_THE EXERCISE_
Transcribe all the entries word for word, skipping the pictures.

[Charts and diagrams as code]
::::

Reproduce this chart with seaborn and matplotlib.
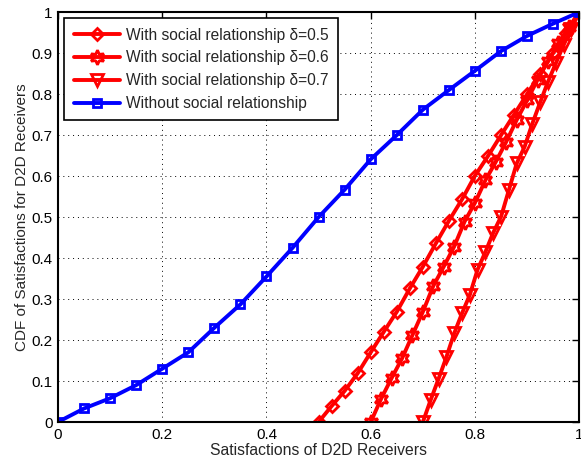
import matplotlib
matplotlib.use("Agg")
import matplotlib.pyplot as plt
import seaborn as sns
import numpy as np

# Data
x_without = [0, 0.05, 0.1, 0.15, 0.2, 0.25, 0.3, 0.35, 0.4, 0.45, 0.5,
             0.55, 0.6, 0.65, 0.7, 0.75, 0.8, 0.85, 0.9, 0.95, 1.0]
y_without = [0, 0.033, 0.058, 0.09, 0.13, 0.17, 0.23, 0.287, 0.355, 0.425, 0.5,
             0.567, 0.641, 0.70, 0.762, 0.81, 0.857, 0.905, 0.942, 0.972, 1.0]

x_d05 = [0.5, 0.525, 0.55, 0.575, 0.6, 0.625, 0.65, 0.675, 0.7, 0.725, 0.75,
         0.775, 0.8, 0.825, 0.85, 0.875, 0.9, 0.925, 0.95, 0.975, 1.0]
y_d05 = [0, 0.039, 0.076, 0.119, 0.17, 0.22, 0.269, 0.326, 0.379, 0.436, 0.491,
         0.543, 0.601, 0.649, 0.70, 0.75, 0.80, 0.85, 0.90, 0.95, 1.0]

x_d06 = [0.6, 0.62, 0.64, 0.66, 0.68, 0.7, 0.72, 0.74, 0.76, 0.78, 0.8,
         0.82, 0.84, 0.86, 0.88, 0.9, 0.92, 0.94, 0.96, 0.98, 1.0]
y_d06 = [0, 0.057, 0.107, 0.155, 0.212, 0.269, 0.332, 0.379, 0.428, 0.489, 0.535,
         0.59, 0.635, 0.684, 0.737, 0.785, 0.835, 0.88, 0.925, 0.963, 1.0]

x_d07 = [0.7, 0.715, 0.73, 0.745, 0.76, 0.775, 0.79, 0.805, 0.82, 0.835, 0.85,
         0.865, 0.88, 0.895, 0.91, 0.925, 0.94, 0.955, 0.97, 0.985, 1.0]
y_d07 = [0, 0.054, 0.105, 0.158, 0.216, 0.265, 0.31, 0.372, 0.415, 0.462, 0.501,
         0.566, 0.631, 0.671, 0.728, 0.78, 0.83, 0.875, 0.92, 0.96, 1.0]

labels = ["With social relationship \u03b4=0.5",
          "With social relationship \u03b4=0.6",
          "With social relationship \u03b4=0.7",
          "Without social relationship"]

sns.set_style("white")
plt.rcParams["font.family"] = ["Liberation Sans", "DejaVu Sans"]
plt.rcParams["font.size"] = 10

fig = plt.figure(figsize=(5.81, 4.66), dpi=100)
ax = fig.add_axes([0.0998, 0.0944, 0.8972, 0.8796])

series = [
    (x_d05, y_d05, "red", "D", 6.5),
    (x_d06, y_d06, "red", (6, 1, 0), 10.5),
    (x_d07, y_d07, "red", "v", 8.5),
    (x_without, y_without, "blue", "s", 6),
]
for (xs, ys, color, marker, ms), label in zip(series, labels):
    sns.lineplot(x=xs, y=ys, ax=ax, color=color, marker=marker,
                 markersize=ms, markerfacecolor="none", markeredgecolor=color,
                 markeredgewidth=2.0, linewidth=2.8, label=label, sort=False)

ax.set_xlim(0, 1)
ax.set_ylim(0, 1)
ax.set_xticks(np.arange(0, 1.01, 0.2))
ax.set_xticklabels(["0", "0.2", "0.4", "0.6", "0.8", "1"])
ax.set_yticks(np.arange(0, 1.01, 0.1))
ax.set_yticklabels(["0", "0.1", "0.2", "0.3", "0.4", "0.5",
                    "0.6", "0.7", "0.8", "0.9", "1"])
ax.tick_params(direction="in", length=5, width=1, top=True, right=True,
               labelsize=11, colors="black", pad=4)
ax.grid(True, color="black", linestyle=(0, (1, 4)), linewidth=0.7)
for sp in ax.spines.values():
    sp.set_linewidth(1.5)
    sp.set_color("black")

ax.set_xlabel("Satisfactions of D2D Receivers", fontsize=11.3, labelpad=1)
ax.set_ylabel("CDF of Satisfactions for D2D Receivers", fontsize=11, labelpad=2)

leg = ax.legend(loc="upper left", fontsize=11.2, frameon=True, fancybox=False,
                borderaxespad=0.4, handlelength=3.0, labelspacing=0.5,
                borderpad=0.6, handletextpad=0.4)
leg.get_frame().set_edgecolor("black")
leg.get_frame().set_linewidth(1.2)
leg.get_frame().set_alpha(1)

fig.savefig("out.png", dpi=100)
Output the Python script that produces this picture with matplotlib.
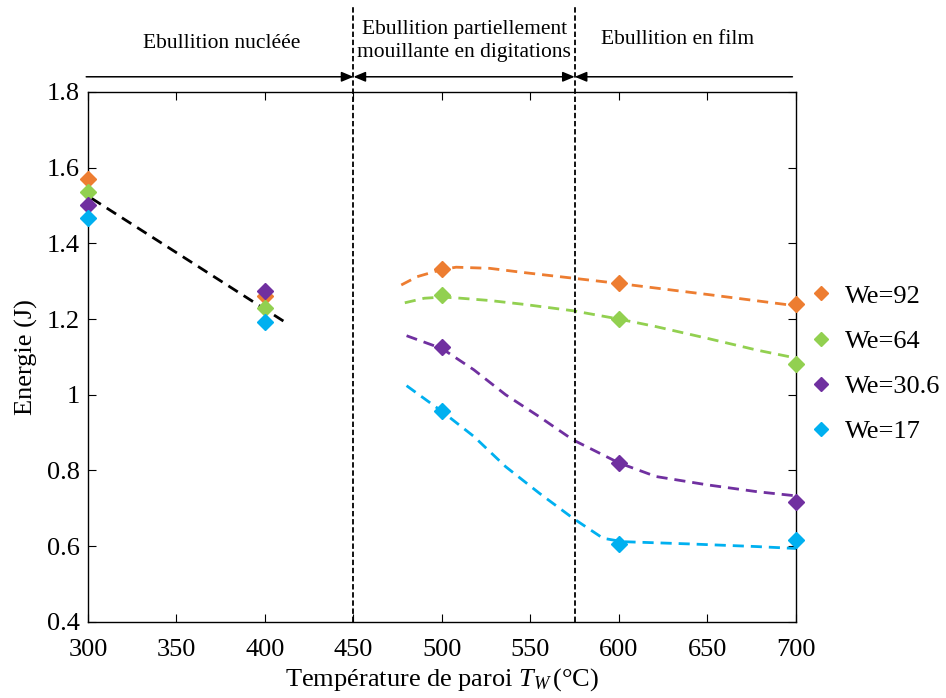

::::

_SOLUTION BELOW_
Reproduce this chart with seaborn and matplotlib.
import matplotlib
matplotlib.use("Agg")
import matplotlib.pyplot as plt
import seaborn as sns
import numpy as np

# Data
x_without = [0, 0.05, 0.1, 0.15, 0.2, 0.25, 0.3, 0.35, 0.4, 0.45, 0.5,
             0.55, 0.6, 0.65, 0.7, 0.75, 0.8, 0.85, 0.9, 0.95, 1.0]
y_without = [0, 0.033, 0.058, 0.09, 0.13, 0.17, 0.23, 0.287, 0.355, 0.425, 0.5,
             0.567, 0.641, 0.70, 0.762, 0.81, 0.857, 0.905, 0.942, 0.972, 1.0]

x_d05 = [0.5, 0.525, 0.55, 0.575, 0.6, 0.625, 0.65, 0.675, 0.7, 0.725, 0.75,
         0.775, 0.8, 0.825, 0.85, 0.875, 0.9, 0.925, 0.95, 0.975, 1.0]
y_d05 = [0, 0.039, 0.076, 0.119, 0.17, 0.22, 0.269, 0.326, 0.379, 0.436, 0.491,
         0.543, 0.601, 0.649, 0.70, 0.75, 0.80, 0.85, 0.90, 0.95, 1.0]

x_d06 = [0.6, 0.62, 0.64, 0.66, 0.68, 0.7, 0.72, 0.74, 0.76, 0.78, 0.8,
         0.82, 0.84, 0.86, 0.88, 0.9, 0.92, 0.94, 0.96, 0.98, 1.0]
y_d06 = [0, 0.057, 0.107, 0.155, 0.212, 0.269, 0.332, 0.379, 0.428, 0.489, 0.535,
         0.59, 0.635, 0.684, 0.737, 0.785, 0.835, 0.88, 0.925, 0.963, 1.0]

x_d07 = [0.7, 0.715, 0.73, 0.745, 0.76, 0.775, 0.79, 0.805, 0.82, 0.835, 0.85,
         0.865, 0.88, 0.895, 0.91, 0.925, 0.94, 0.955, 0.97, 0.985, 1.0]
y_d07 = [0, 0.054, 0.105, 0.158, 0.216, 0.265, 0.31, 0.372, 0.415, 0.462, 0.501,
         0.566, 0.631, 0.671, 0.728, 0.78, 0.83, 0.875, 0.92, 0.96, 1.0]

labels = ["With social relationship \u03b4=0.5",
          "With social relationship \u03b4=0.6",
          "With social relationship \u03b4=0.7",
          "Without social relationship"]

sns.set_style("white")
plt.rcParams["font.family"] = ["Liberation Sans", "DejaVu Sans"]
plt.rcParams["font.size"] = 10

fig = plt.figure(figsize=(5.81, 4.66), dpi=100)
ax = fig.add_axes([0.0998, 0.0944, 0.8972, 0.8796])

series = [
    (x_d05, y_d05, "red", "D", 6.5),
    (x_d06, y_d06, "red", (6, 1, 0), 10.5),
    (x_d07, y_d07, "red", "v", 8.5),
    (x_without, y_without, "blue", "s", 6),
]
for (xs, ys, color, marker, ms), label in zip(series, labels):
    sns.lineplot(x=xs, y=ys, ax=ax, color=color, marker=marker,
                 markersize=ms, markerfacecolor="none", markeredgecolor=color,
                 markeredgewidth=2.0, linewidth=2.8, label=label, sort=False)

ax.set_xlim(0, 1)
ax.set_ylim(0, 1)
ax.set_xticks(np.arange(0, 1.01, 0.2))
ax.set_xticklabels(["0", "0.2", "0.4", "0.6", "0.8", "1"])
ax.set_yticks(np.arange(0, 1.01, 0.1))
ax.set_yticklabels(["0", "0.1", "0.2", "0.3", "0.4", "0.5",
                    "0.6", "0.7", "0.8", "0.9", "1"])
ax.tick_params(direction="in", length=5, width=1, top=True, right=True,
               labelsize=11, colors="black", pad=4)
ax.grid(True, color="black", linestyle=(0, (1, 4)), linewidth=0.7)
for sp in ax.spines.values():
    sp.set_linewidth(1.5)
    sp.set_color("black")

ax.set_xlabel("Satisfactions of D2D Receivers", fontsize=11.3, labelpad=1)
ax.set_ylabel("CDF of Satisfactions for D2D Receivers", fontsize=11, labelpad=2)

leg = ax.legend(loc="upper left", fontsize=11.2, frameon=True, fancybox=False,
                borderaxespad=0.4, handlelength=3.0, labelspacing=0.5,
                borderpad=0.6, handletextpad=0.4)
leg.get_frame().set_edgecolor("black")
leg.get_frame().set_linewidth(1.2)
leg.get_frame().set_alpha(1)

fig.savefig("out.png", dpi=100)
Output the Python script that produces this picture with matplotlib.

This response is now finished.